In the end, it all comes back to balance. And culture and understanding and patience. And always, always learning.

Advertisements

(Re-)finding my groove

I’ve just completed my fourth day of my new one-term Head of English post. At 3.10 today, I told my line-manager that, if circumstances permitted and all goes well, I’d love to stay beyond Christmas.

Much could happen between now and January. This last twelve months have been a bit of a crash-course in the unpredictable. This may not work out in terms of options or practicalities. My instincts may be fooling me, rusty after a summer-holiday of wine, children, friends and sunshine. I hope not. And I reckon I’m seasoned enough these days to trust my waters…

It feels like a pretty bold and daring statement to make, so early in. So, why did I do it?

Could it be because the transition from SLT back to MLT marked a dramatic decrease in workload?

Erm… Nope. In fact, it’s been a good reminder of the day-in day-out challenges of MLT. You don’t get to ask someone else to sort it out. You have to get in and sort it yourself. Whatever it takes. All of it. From book covers to board pens, panics to politics. I’m exhausted and my brain is buzzing with information overload.

Because, having now changed schools twice in two years, I’ve sussed it?

Hollow laughter. I’ve barely grazed the list of things I’ve got to get my head around, from log-ins to photocopiers to identities of individuals to how to use the phones. I’m still not sure where our nearest toilet it. Several patient people have tolerated me asking them to repeat their names on numerous occasions.

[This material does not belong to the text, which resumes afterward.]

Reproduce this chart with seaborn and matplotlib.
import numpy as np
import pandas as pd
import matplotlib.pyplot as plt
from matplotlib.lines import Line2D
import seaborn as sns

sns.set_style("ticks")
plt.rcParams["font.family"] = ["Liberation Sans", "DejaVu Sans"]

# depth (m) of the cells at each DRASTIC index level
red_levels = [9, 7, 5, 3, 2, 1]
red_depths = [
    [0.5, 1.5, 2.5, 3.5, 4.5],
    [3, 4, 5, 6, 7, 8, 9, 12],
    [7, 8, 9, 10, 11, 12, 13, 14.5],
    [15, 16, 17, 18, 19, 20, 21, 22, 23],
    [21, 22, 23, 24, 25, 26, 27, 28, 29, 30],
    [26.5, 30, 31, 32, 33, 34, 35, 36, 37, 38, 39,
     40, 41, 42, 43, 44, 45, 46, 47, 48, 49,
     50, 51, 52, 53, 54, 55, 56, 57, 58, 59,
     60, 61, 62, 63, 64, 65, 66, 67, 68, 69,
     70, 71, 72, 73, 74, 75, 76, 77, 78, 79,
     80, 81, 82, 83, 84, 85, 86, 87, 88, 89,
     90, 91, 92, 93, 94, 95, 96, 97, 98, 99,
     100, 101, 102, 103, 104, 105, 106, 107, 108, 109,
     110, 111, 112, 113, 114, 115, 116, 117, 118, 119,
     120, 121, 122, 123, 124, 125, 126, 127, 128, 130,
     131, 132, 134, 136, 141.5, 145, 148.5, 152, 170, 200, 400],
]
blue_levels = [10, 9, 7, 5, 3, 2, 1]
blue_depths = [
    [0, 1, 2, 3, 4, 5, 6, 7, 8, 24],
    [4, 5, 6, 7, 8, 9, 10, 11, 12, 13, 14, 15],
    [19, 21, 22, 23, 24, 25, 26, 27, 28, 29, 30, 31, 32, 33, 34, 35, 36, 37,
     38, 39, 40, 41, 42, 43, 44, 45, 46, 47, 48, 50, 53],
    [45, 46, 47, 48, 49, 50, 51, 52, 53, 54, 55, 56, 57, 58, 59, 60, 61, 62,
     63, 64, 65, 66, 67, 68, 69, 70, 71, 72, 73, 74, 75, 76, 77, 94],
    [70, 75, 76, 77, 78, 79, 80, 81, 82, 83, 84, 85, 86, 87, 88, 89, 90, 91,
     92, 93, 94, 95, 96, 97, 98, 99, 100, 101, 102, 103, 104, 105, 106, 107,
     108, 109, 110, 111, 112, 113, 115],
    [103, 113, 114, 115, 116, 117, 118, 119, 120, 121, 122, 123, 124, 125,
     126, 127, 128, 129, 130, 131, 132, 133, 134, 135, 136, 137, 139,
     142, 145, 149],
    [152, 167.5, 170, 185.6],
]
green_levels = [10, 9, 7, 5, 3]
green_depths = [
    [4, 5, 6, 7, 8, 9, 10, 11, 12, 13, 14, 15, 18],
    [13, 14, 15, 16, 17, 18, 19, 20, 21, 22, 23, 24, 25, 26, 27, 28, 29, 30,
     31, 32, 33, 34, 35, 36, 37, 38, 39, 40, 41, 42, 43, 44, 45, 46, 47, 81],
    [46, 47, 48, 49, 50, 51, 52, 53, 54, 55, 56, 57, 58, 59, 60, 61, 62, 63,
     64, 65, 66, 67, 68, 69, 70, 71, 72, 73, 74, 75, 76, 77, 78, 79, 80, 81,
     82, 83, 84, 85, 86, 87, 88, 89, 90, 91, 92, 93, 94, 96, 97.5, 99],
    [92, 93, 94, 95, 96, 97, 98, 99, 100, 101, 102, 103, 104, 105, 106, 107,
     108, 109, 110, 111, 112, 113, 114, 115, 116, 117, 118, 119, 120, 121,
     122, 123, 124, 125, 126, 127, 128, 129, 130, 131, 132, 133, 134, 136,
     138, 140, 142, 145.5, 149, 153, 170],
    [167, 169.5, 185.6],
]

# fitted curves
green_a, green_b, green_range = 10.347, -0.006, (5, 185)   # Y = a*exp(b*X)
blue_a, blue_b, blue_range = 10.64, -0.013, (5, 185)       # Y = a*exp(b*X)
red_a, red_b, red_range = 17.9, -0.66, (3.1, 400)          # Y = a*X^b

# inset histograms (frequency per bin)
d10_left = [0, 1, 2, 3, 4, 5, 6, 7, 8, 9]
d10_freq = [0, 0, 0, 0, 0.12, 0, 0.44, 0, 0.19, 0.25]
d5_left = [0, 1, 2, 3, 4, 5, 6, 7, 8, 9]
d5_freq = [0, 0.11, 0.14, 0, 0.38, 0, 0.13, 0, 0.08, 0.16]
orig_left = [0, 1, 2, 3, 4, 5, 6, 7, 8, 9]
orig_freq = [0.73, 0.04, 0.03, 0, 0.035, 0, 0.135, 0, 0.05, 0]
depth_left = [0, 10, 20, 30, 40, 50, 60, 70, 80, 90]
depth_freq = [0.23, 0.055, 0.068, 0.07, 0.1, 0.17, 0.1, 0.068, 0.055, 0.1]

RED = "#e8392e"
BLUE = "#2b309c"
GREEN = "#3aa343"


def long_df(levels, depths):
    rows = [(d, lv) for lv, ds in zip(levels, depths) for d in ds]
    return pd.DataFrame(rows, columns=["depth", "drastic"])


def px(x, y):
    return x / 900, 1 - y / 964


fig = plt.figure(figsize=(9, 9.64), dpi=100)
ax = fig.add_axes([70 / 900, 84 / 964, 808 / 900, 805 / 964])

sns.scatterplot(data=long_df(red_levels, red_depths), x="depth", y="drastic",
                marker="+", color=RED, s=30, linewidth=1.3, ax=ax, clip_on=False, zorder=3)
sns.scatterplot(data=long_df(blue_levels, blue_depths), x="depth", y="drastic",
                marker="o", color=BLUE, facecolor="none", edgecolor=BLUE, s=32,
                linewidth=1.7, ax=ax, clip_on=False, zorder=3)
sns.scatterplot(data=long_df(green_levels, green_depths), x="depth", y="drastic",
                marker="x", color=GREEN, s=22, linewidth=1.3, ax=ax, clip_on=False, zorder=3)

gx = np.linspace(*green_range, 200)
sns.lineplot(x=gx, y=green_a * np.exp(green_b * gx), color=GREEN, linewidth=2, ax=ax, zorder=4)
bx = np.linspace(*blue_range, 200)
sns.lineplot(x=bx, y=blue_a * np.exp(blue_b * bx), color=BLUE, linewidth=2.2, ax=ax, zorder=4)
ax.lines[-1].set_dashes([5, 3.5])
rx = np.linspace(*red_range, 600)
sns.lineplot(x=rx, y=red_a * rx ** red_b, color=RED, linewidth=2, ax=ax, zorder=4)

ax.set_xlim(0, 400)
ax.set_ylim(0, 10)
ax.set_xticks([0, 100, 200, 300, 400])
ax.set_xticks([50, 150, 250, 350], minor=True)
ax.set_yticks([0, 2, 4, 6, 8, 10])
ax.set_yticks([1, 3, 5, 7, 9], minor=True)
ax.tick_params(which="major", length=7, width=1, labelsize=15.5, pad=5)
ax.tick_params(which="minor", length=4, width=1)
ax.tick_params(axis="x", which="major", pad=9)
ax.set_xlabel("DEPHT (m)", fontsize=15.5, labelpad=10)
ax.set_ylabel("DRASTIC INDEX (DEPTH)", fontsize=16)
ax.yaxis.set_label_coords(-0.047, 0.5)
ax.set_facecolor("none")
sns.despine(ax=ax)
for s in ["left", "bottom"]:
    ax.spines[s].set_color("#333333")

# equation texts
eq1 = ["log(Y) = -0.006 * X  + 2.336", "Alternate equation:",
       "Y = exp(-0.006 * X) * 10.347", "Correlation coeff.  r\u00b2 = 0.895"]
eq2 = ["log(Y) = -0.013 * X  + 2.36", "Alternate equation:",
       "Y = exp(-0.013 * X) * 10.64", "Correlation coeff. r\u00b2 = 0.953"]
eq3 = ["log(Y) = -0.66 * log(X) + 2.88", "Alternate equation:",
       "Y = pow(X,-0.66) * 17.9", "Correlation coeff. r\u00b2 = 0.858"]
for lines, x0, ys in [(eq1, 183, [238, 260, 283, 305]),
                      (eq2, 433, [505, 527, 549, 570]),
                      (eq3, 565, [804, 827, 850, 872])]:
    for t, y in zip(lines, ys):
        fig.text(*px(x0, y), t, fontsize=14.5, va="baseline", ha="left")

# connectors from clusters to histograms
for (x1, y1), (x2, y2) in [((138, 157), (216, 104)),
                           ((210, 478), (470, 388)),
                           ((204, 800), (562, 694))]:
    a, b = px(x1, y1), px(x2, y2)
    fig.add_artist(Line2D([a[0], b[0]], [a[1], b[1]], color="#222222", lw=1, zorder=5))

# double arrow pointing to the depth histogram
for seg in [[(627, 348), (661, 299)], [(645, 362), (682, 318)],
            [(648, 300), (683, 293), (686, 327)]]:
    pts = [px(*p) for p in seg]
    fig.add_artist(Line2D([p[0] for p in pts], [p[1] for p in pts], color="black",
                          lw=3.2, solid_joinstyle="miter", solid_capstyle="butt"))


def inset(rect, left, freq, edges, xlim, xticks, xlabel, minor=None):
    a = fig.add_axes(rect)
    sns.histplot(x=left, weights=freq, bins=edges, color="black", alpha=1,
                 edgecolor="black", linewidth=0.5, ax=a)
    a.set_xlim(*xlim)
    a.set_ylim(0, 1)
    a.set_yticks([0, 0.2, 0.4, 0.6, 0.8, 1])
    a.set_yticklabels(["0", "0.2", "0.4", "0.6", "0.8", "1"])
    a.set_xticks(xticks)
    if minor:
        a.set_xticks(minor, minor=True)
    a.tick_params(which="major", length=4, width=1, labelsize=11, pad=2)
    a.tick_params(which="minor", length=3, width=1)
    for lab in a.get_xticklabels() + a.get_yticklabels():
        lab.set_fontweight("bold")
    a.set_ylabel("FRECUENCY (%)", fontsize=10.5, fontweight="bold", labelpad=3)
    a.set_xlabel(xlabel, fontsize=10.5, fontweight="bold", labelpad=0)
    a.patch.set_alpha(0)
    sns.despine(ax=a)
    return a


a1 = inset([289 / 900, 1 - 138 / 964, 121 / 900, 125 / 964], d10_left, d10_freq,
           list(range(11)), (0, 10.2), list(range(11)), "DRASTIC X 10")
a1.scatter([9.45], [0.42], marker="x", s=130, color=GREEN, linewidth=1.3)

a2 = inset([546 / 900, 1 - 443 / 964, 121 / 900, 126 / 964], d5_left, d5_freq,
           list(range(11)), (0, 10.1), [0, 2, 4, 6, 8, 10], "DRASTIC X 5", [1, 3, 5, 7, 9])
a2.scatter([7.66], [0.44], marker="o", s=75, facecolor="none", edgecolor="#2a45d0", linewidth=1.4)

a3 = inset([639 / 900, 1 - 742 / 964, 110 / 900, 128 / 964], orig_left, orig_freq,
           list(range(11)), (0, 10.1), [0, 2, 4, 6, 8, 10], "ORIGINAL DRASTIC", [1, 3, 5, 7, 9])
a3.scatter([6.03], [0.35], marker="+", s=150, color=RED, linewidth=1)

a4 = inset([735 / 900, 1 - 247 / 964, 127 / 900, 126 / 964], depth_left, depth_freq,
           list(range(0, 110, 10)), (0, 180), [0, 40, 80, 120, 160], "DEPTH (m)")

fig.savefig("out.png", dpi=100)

Because everything’s gone swimmingly since day one?

Not a bit of it. Not that this is what I expected. But at least now the boxes aren’t blocking the office door. I’ve never seen so many copies of Holes in one place. And the class set of Julius Caesar WILL turn up. It WILL.

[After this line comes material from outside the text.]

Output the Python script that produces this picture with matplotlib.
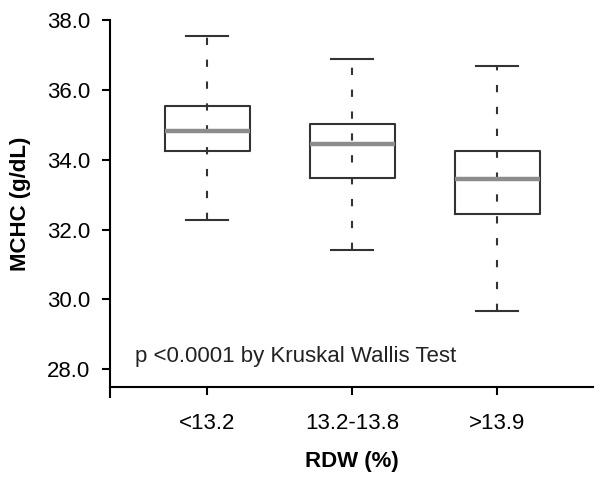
import matplotlib
matplotlib.use("Agg")
import matplotlib.pyplot as plt

# RDW groups and MCHC box statistics (g/dL)
groups = ["<13.2", "13.2-13.8", ">13.9"]
whisker_low = [32.27, 31.41, 29.67]
q1 = [34.26, 33.47, 32.43]
median = [34.82, 34.44, 33.45]
q3 = [35.54, 35.03, 34.26]
whisker_high = [37.54, 36.89, 36.69]
yticks = [28, 30, 32, 34, 36, 38]

plt.rcParams["font.family"] = ["Liberation Sans", "DejaVu Sans"]

fig = plt.figure(figsize=(6.04, 4.82), dpi=100)
ax = fig.add_axes([0.1821, 0.1971, 0.7997, 0.7614])

positions = [1, 2, 3]
stats = []
for i, name in enumerate(groups):
    stats.append({
        "label": name,
        "whislo": whisker_low[i],
        "q1": q1[i],
        "med": median[i],
        "q3": q3[i],
        "whishi": whisker_high[i],
        "fliers": [],
    })

# dashed whisker runs behind the (unfilled) box
ax.vlines(positions, whisker_low, whisker_high, colors="#333333",
          linewidth=1.5, linestyles=(0, (3.5, 7)), zorder=1)

ax.bxp(stats, positions=positions, widths=0.586, capwidths=0.29,
       showfliers=False,
       boxprops=dict(color="#333333", linewidth=1.5),
       medianprops=dict(color="#8c8c8c", linewidth=3.2),
       whiskerprops=dict(linewidth=0),
       capprops=dict(color="#333333", linewidth=1.5))

ax.set_xlim(0.33, 3.66)
ax.set_ylim(27.49, 38)
ax.set_yticks(yticks)
ax.set_yticklabels([f"{v:.1f}" for v in yticks])
ax.set_xticks(positions)
ax.set_xticklabels(groups)

for side in ["top", "right"]:
    ax.spines[side].set_visible(False)
for side in ["left", "bottom"]:
    ax.spines[side].set_linewidth(1.5)
ax.spines["left"].set_bounds(27.2, 38)

ax.tick_params(axis="both", direction="out", length=6, width=1.5,
               labelsize=16, colors="black")
ax.tick_params(axis="y", pad=8)
ax.tick_params(axis="x", pad=13)

ax.set_ylabel("MCHC (g/dL)", fontsize=16, fontweight="bold", labelpad=12)
ax.set_xlabel("RDW (%)", fontsize=16, fontweight="bold", labelpad=12)

ax.text(0.50, 28.21, "p <0.0001 by Kruskal Wallis Test", fontsize=16,
        color="#222222", va="baseline")

fig.savefig("out.png", dpi=100)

Is it because I’ve found a magically efficient way to transport myself to the environs of the North Circular?

Don’t make me laugh.

So ,why, then, do I feel a conviction that, if possible, if things work out, if, if, if, I’d so love to stay a part of this team?

  • Because I’ve never heard so many people cackle and giggle so much through an INSET day.
  • Because I saw SLT hugging staff to welcome them back.
  • Because some cracking quotes set the tone for the week. I give you: ‘Train people well enough so they can leave, treat them well enough so they don’t want to.’ (Branson).
  • Because I found myself nodding, smiling, physically concurring through two days’ positive, passionate, profession and informed INSET,
  • Because I feel trusted to run meetings, organise coaching, organise my own time, my own homework, my own merits, my own clothing
  • Because I feel genuinely welcome, with a friendly greeting in every encounter.
  • Because I feel I can be myself, apologise for my mistakes, celebrate my department’s triumphs, and resolve issues calmly and positively and with confidence that they can be sorted.
  • Because I have an intelligent, wise, talented and diverse team.
  • Because I was able to take my daughter to her gymnastics class tonight without bleeding my neighbours dry for favours.

John Tomsett writes of ‘love over fear’ in Leadership. All the research tells us what a hugely emotional investment teaching is. It truly breaks a little piece of my heart to leave colleagues –and above all, students – when I leave schools (though I know of course this must happen at times and is life).

So when I introduced myself to my classes today and yesterday, the thought of leaving them in three months grated horribly and made me feel genuinely sad. Just as it should be, I have a long way to go to establish myself with my colleagues; to earn their trust and respect. And the thought of making headway and then walking away feels a little wrong.

I think, after five years and eight in my successive two London schools, I’m a stayer really. There are few better feelings than being part of the furniture. Maybe one day I’ll be able to flit in and out of schools and stand-in and support then walk away. But not yet. At least I hope not.

Of course, I may be wrong, but it’s a while since I’ve ended a working week feeling this positive. So hoorah to that.